The document presents correlation analysis based on ACR experiments (clause 7.3.3) evaluating objective models:

*Speech-oriented metrics:* PESQ, POLQA, ViSQOL-S, WARP-Q, DNSMOS, NISQA, NORESQA, UTMOS, SCOREQ

*General audio metrics:* PEAQ, ViSQOL-A

Evaluation metrics used: Pearson correlation coefficient, RMSE, Kendall's Tau rank correlation coefficient

**Key Observations for Clean Speech:**
- Best performing models (POLQA, UTMOS, PESQ, WARP-Q, SCOREQ) accurately predicted monotonic bitrate/quality behavior
- 16 kHz models (PESQ without mapping, UTMOS and WARP-Q with mapping) showed relatively good performance even for fullband codecs
- Mapping generally improves accuracy (RMSE) except for few models (PESQ, POLQA)

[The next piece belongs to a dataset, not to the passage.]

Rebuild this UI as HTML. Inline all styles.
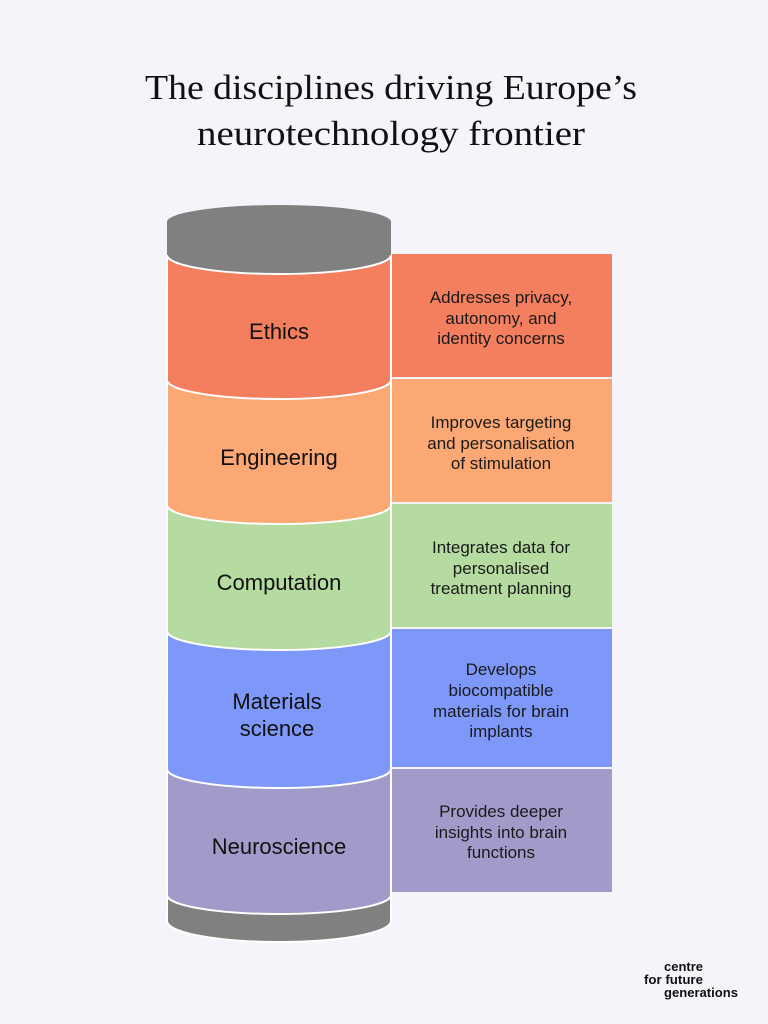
<!DOCTYPE html>
<html><head><meta charset="utf-8"><style>
html,body{margin:0;padding:0;background:#F5F4FA;}
svg{display:block;}
.t{font-family:"Liberation Serif",serif;font-size:35px;fill:#111;}
.l{font-family:"Liberation Sans",sans-serif;font-size:22px;fill:#111;}
.d{font-family:"Liberation Sans",sans-serif;font-size:17px;fill:#1a1a1a;}
.g{font-family:"Liberation Sans",sans-serif;font-size:12.5px;font-weight:bold;fill:#111;}
</style></head><body>
<svg width="768" height="1024" viewBox="0 0 768 1024" xmlns="http://www.w3.org/2000/svg">
<rect width="768" height="1024" fill="#F5F4FA"/>
<text class="t" x="391" y="99" text-anchor="middle" textLength="492" lengthAdjust="spacingAndGlyphs">The disciplines driving Europe’s</text>
<text class="t" x="391" y="145" text-anchor="middle" textLength="388" lengthAdjust="spacingAndGlyphs">neurotechnology frontier</text>

<g stroke="#fff" stroke-width="2">
<path d="M167,897 L391,897 L391,921 A112,21 0 0 1 167,921 Z" fill="#808080"/>
<path d="M167,770 L391,770 L391,895 A112,19 0 0 1 167,895 Z" fill="#A09BC8"/>
<path d="M167,630 L391,630 L391,769 A112,19 0 0 1 167,769 Z" fill="#7E98F9"/>
<path d="M167,505 L391,505 L391,631 A112,19 0 0 1 167,631 Z" fill="#B5DBA0"/>
<path d="M167,380 L391,380 L391,505 A112,19 0 0 1 167,505 Z" fill="#FBA874"/>
<path d="M167,255 L391,255 L391,380 A112,19 0 0 1 167,380 Z" fill="#F47F5E"/>
</g>
<path d="M167,222 A112,17 0 0 1 391,222 L391,255 A112,19 0 0 1 167,255 Z" fill="#808080"/>
<path d="M391,255 A112,19 0 0 1 167,255" fill="none" stroke="#fff" stroke-width="2"/>

<g>
<rect x="392" y="254" width="220" height="123" fill="#F47F5E"/>
<rect x="392" y="379" width="220" height="123" fill="#FBA874"/>
<rect x="392" y="504" width="220" height="123" fill="#B5DBA0"/>
<rect x="392" y="629" width="220" height="138" fill="#7E98F9"/>
<rect x="392" y="769" width="220" height="123" fill="#A09BC8"/>
</g>

<g text-anchor="middle">
<text class="l" x="279" y="339">Ethics</text>
<text class="l" x="279" y="465">Engineering</text>
<text class="l" x="279" y="590">Computation</text>
<text class="l" x="277" y="709">Materials</text>
<text class="l" x="277" y="736">science</text>
<text class="l" x="279" y="854">Neuroscience</text>

<text class="d" x="501" y="303">Addresses privacy,</text>
<text class="d" x="501" y="324">autonomy, and</text>
<text class="d" x="501" y="344">identity concerns</text>

<text class="d" x="501" y="428">Improves targeting</text>
<text class="d" x="501" y="449">and personalisation</text>
<text class="d" x="501" y="469">of stimulation</text>

<text class="d" x="501" y="553">Integrates data for</text>
<text class="d" x="501" y="574">personalised</text>
<text class="d" x="501" y="594">treatment planning</text>

<text class="d" x="501" y="675">Develops</text>
<text class="d" x="501" y="696">biocompatible</text>
<text class="d" x="501" y="717">materials for brain</text>
<text class="d" x="501" y="737">implants</text>

<text class="d" x="501" y="817">Provides deeper</text>
<text class="d" x="501" y="838">insights into brain</text>
<text class="d" x="501" y="858">functions</text>
</g>

<text class="g" x="664" y="971" textLength="39" lengthAdjust="spacingAndGlyphs">centre</text>
<text class="g" x="644" y="984" textLength="59" lengthAdjust="spacingAndGlyphs">for future</text>
<text class="g" x="664" y="997" textLength="74" lengthAdjust="spacingAndGlyphs">generations</text>
</svg>
</body></html>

**Correlation Analysis for Music/Mixed Content:**

Based on DCR experiments (clause 7.3.4), evaluating: POLQA, PEMO-Q, ViSQOL-A, and 2f-model

**Key Observations for Music/Mixed Content:**
- POLQA (despite not being recommended for non-speech) showed best correlation results (Pearson, Kendall, RMSE after 3rd order mapping)
- 2f-model was second-best performing
- ViSQOL Audio, PEAQ, and PEMO-Q showed fair performance
- Correlation scores lower than clean speech, possibly due to more difficult task of predicting general audio quality and mismatch with DCR grading methodology

**Discussion (9.1.4.2):**
- P.862 (PESQ) officially "withdrawn" by ITU-T, cannot be considered valid standard
- P.863 remains main ITU-T standard, P.SAMD emerging as potential alternative
- Testing and parameter adjustment based on objective tools not recommended
- 3GPP TR 26.921 documented that tuning noise reduction based on PESQ should be avoided

**Conclusion (9.1.4.3):**
- Subjective testing remains "golden reference" for codec selection
- Objective metrics NOT recommended for codec selection criteria or codec tuning
- Correlation of subjective and objective metrics may be considered for codec characterization
- Objective metrics have merits in other tasks such as codec conformance testing

## Proposed Changes to TR 26.940

The document proposes comprehensive revisions to TR 26.940 v0.5.1, specifically to Clause 9 (Test methodologies), incorporating all the analysis and recommendations detailed above regarding both subjective and objective testing approaches for ULBC standardization.